INSTRUCTIONS FOR THE TASK: Find every line in the records below that holds the word "with", and copy it out.

Collection entries

>> begin

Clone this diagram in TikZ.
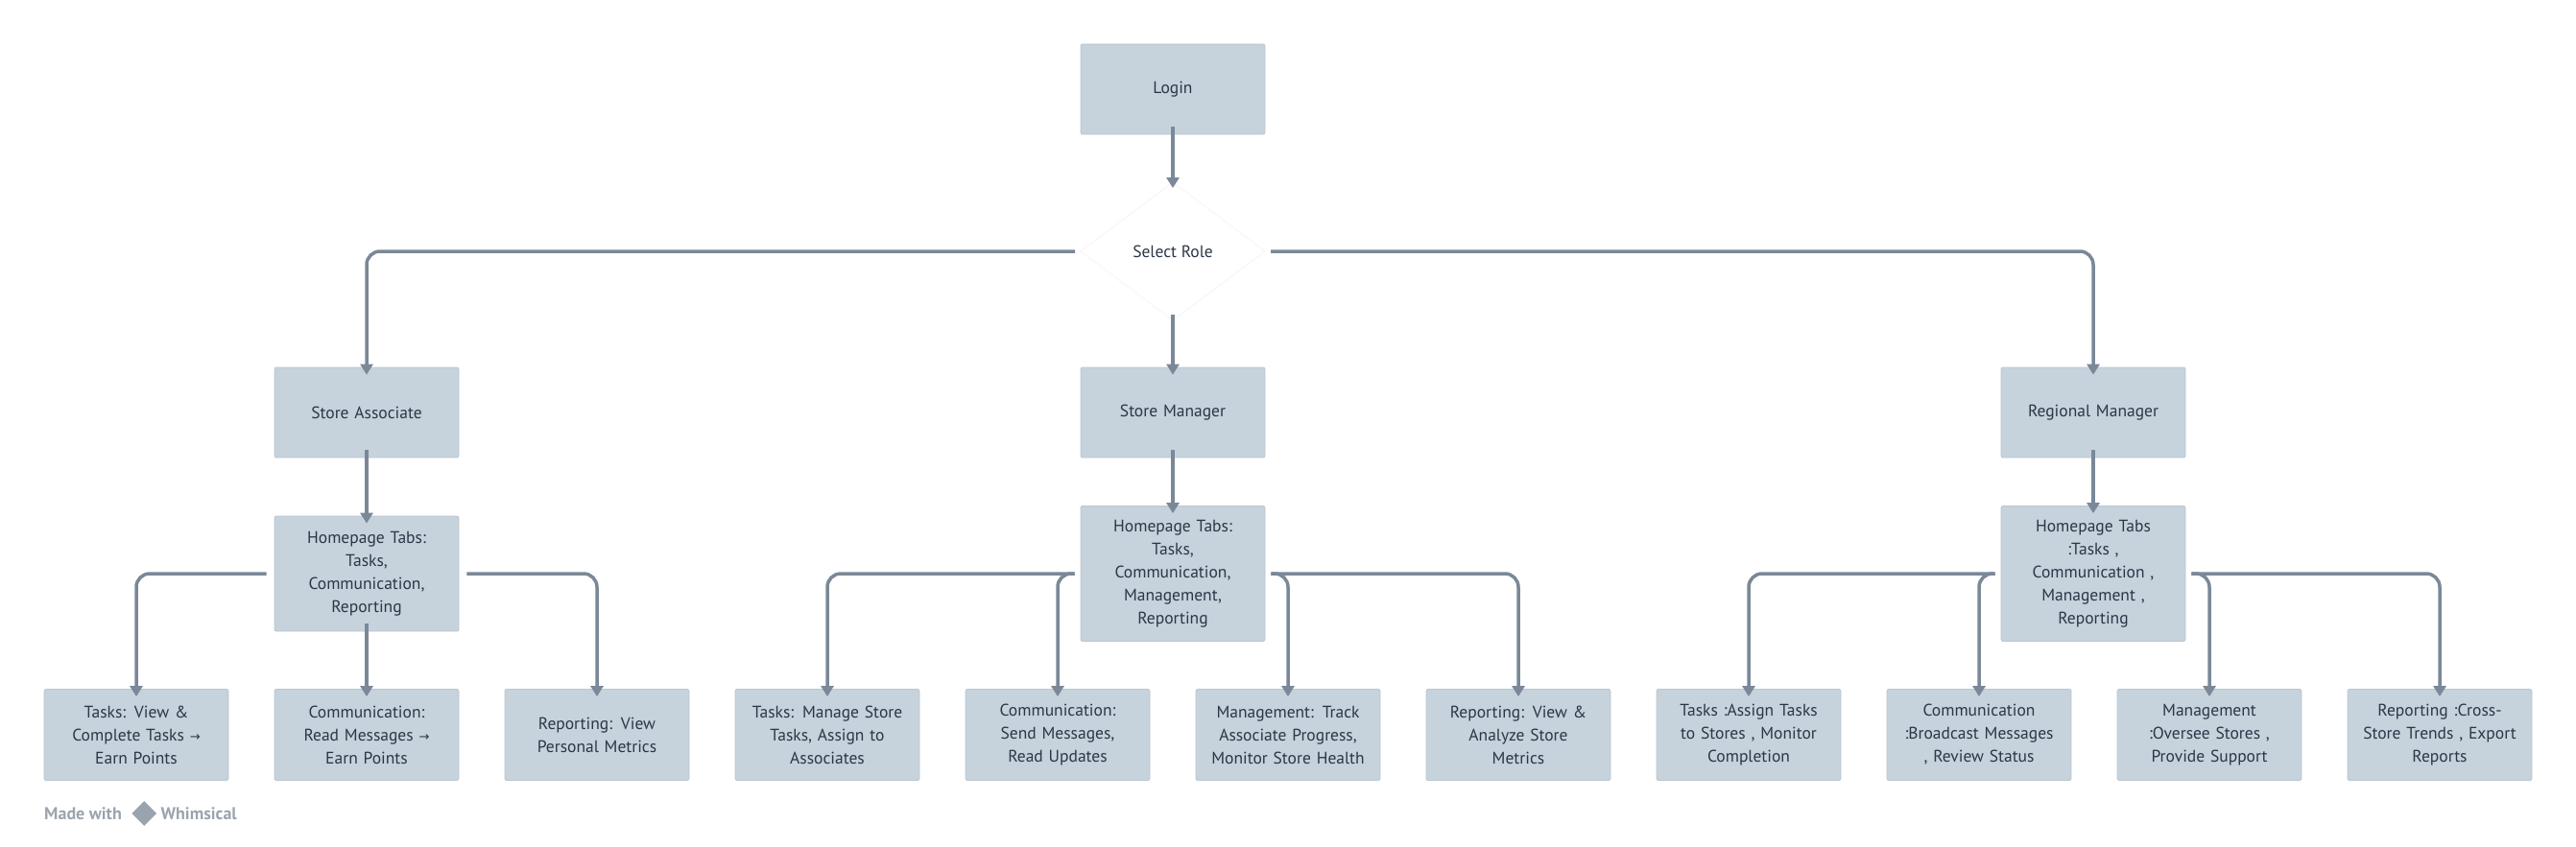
\documentclass[tikz,border=0pt]{standalone}
\usepackage{fontspec}
\setmainfont{PT Sans}
\newfontfamily\arrowfont{DejaVu Sans}
\usetikzlibrary{arrows.meta,shapes.geometric}
\definecolor{boxc}{HTML}{C6D2DC}
\definecolor{linec}{HTML}{7A8898}
\definecolor{txtc}{HTML}{2A3746}
\definecolor{wm}{HTML}{9AA4AE}
\newcommand{\rarr}{{\arrowfont\fontsize{13}{24}\selectfont →}}
\begin{document}
\begin{tikzpicture}[x=1pt,y=-1pt,
  box/.style={draw=boxc!85!gray,line width=0.8pt,fill=boxc,rounded corners=2pt,minimum width=192pt,text width=180pt,align=center,text=txtc,font=\fontsize{17.5}{24}\selectfont,inner sep=0pt},
  conn/.style={draw=linec,line width=3.5pt,rounded corners=14pt,-{Triangle[length=11pt,width=13pt]}}]
\useasboundingbox (0,0) rectangle (2684,883);
\node[box,minimum height=94pt] (login) at (1222,93) {Login};
\node[text=txtc,font=\fontsize{17.5}{24}\selectfont,inner sep=0pt] (sel) at (1222,262) {Select Role};
\coordinate (dt) at (1222,190);
\coordinate (db) at (1222,334);
\coordinate (dl) at (1126,262);
\coordinate (dr) at (1318,262);
\draw[gray!7,line width=1pt] (dt) -- (dr) -- (db) -- (dl) -- cycle;
\node[box,minimum height=94pt] (sa) at (382,430) {Store Associate};
\node[box,minimum height=94pt] (sm) at (1222,430) {Store Manager};
\node[box,minimum height=94pt] (rm) at (2181,430) {Regional Manager};
\node[box,minimum height=120pt] (hsa) at (382,598) {Homepage Tabs:\\Tasks,\\Communication,\\Reporting};
\node[box,minimum height=141pt,text width=150pt] (hsm) at (1222,598) {Homepage Tabs:\\Tasks,\\Communication,\\Management,\\Reporting};
\node[box,minimum height=141pt,text width=150pt] (hrm) at (2181,598) {Homepage Tabs\\:Tasks ,\\Communication ,\\Management ,\\Reporting};
\foreach \n/\x/\t in {a1/142/{Tasks: View \&\\Complete Tasks \rarr\\Earn Points},
 a2/382/{Communication:\\Read Messages \rarr\\Earn Points},
 a3/622/{Reporting: View\\Personal Metrics},
 m1/862/{Tasks: Manage Store\\Tasks, Assign to\\Associates},
 m2/1102/{Communication:\\Send Messages,\\Read Updates},
 m3/1342/{Management: Track\\Associate Progress,\\Monitor Store Health},
 m4/1582/{Reporting: View \&\\Analyze Store\\Metrics},
 r1/1822/{Tasks :Assign Tasks\\to Stores , Monitor\\Completion},
 r2/2062/{Communication\\:Broadcast Messages\\, Review Status},
 r3/2302/{Management\\:Oversee Stores ,\\Provide Support},
 r4/2542/{Reporting :Cross-\\Store Trends , Export\\Reports}}
 \node[box,minimum height=95pt] (\n) at (\x,766) {\t};
% connectors
\draw[conn] ([yshift=8pt]login.south) -- ([yshift=-6pt]dt);
\draw[conn] ([yshift=6pt]db) -- ([yshift=-8pt]sm.north);
\draw[conn] ([xshift=-6pt]dl) -| ([yshift=-8pt]sa.north);
\draw[conn] ([xshift=6pt]dr) -| ([yshift=-8pt]rm.north);
\foreach \a/\b in {sa/hsa,sm/hsm,rm/hrm}
  \draw[conn] ([yshift=8pt]\a.south) -- ([yshift=-8pt]\b.north);
\draw[conn] ([xshift=-8pt]hsa.west) -| ([yshift=-8pt]a1.north);
\draw[conn] ([yshift=8pt]hsa.south) -- ([yshift=-8pt]a2.north);
\draw[conn] ([xshift=8pt]hsa.east) -| ([yshift=-8pt]a3.north);
\foreach \h/\p/\q/\r/\s in {hsm/m1/m2/m3/m4,hrm/r1/r2/r3/r4}{
  \draw[conn] ([xshift=-6pt]\h.west) -| ([yshift=-8pt]\p.north);
  \draw[conn] ([xshift=-6pt]\h.west) -| ([yshift=-8pt]\q.north);
  \draw[conn] ([xshift=6pt]\h.east) -| ([yshift=-8pt]\r.north);
  \draw[conn] ([xshift=6pt]\h.east) -| ([yshift=-8pt]\s.north);
}
% watermark
\node[anchor=west,text=wm,font=\fontsize{18}{20}\selectfont\bfseries,inner sep=0pt] (made) at (46,848) {Made with};
\node[diamond,fill=wm,minimum width=26pt,minimum height=26pt,inner sep=0pt,anchor=west] (logo) at ([xshift=10pt]made.east) {};
\node[anchor=west,text=wm,font=\fontsize{18}{20}\selectfont\bfseries,inner sep=0pt] (whim) at ([xshift=4pt]logo.east) {Whimsical};
\end{tikzpicture}
\end{document}
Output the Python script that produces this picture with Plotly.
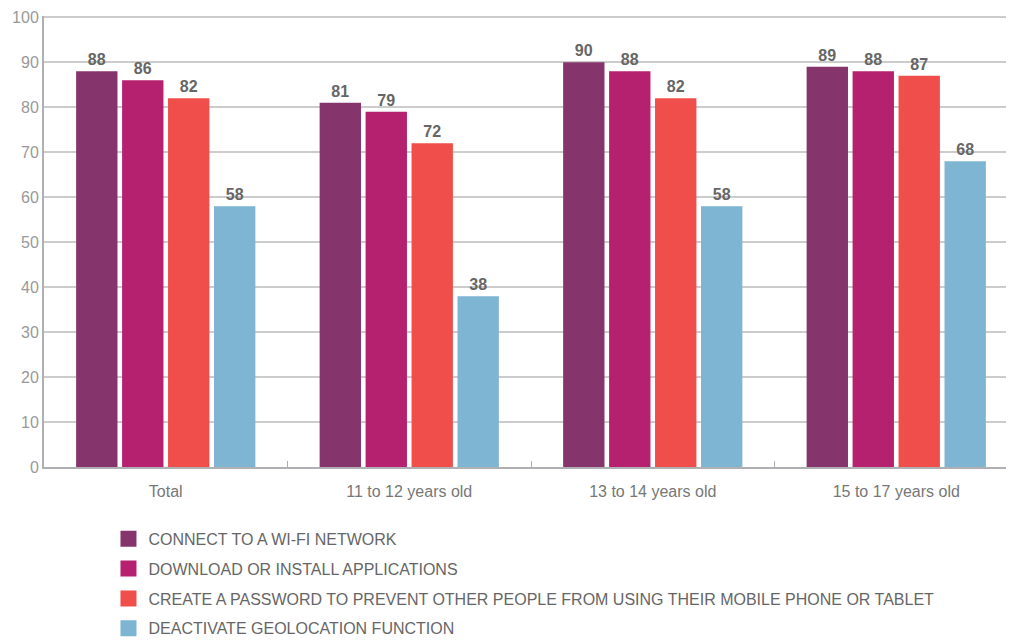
import plotly.graph_objects as go

categories = ["Total", "11 to 12 years old", "13 to 14 years old", "15 to 17 years old"]
series_names = [
    "CONNECT TO A WI-FI NETWORK",
    "DOWNLOAD OR INSTALL APPLICATIONS",
    "CREATE A PASSWORD TO PREVENT OTHER PEOPLE FROM USING THEIR MOBILE PHONE OR TABLET",
    "DEACTIVATE GEOLOCATION FUNCTION",
]
wifi = [88, 81, 90, 89]
download = [86, 79, 88, 88]
password = [82, 72, 82, 87]
geolocation = [58, 38, 58, 68]
colors = ["#85356b", "#b5216f", "#ef4e4a", "#7eb5d2"]

FONT = "Liberation Sans"

fig = go.Figure()
for i, (name, vals, col) in enumerate(zip(series_names, [wifi, download, password, geolocation], colors)):
    fig.add_trace(go.Bar(
        x=categories, y=vals, name=name,
        marker=dict(color=col, line=dict(width=0)),
        text=vals, textposition="outside", cliponaxis=False,
        textfont=dict(family=FONT, size=16, color="#666666", weight="bold"),
        showlegend=False,
    ))
    # legend proxy with bigger square swatch
    fig.add_trace(go.Scatter(
        x=[None], y=[None], mode="markers", name=name, legendgroup=f"g{i}",
        marker=dict(symbol="square", size=22, color=col),
    ))

# page body adds an 8px offset, margins compensate for it
fig.update_layout(
    width=1014, height=640,
    margin=dict(l=36, r=4, t=8, b=181, autoexpand=False),
    paper_bgcolor="white", plot_bgcolor="white",
    barmode="group", bargap=0.245, bargroupgap=0.1,
    font=dict(family=FONT, size=16, color="#777777"),
    showlegend=True,
    legend=dict(
        orientation="v", x=0.0662, xanchor="left",
        yref="container", y=0.197, yanchor="top",
        font=dict(family=FONT, size=16, color="#666666"),
        itemwidth=30, tracegroupgap=6,
    ),
)
fig.update_xaxes(
    showline=True, linecolor="#b0b0b4", linewidth=2,
    ticks="inside", tickson="boundaries", ticklen=6, tickcolor="#b0b0b4", tickwidth=1,
    tickfont=dict(family=FONT, size=16, color="#777777"),
    ticklabelstandoff=9,
    showgrid=False, automargin=False,
)
fig.update_yaxes(
    range=[0, 100.3], dtick=10,
    showline=True, linecolor="#b0b0b4", linewidth=2,
    showgrid=True, gridcolor="#cccccc", gridwidth=1.5,
    tickfont=dict(family=FONT, size=16, color="#999999"),
    ticklabeloverflow="allow",
    ticks="", zeroline=False, automargin=False,
)

fig.write_html("out.html")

>> end

SOLUTION FOR THIS TASK:
\node[anchor=west,text=wm,font=\fontsize{18}{20}\selectfont\bfseries,inner sep=0pt] (made) at (46,848) {Made with};
Output the Python script that produces this picture with Plotly.
    # legend proxy with bigger square swatch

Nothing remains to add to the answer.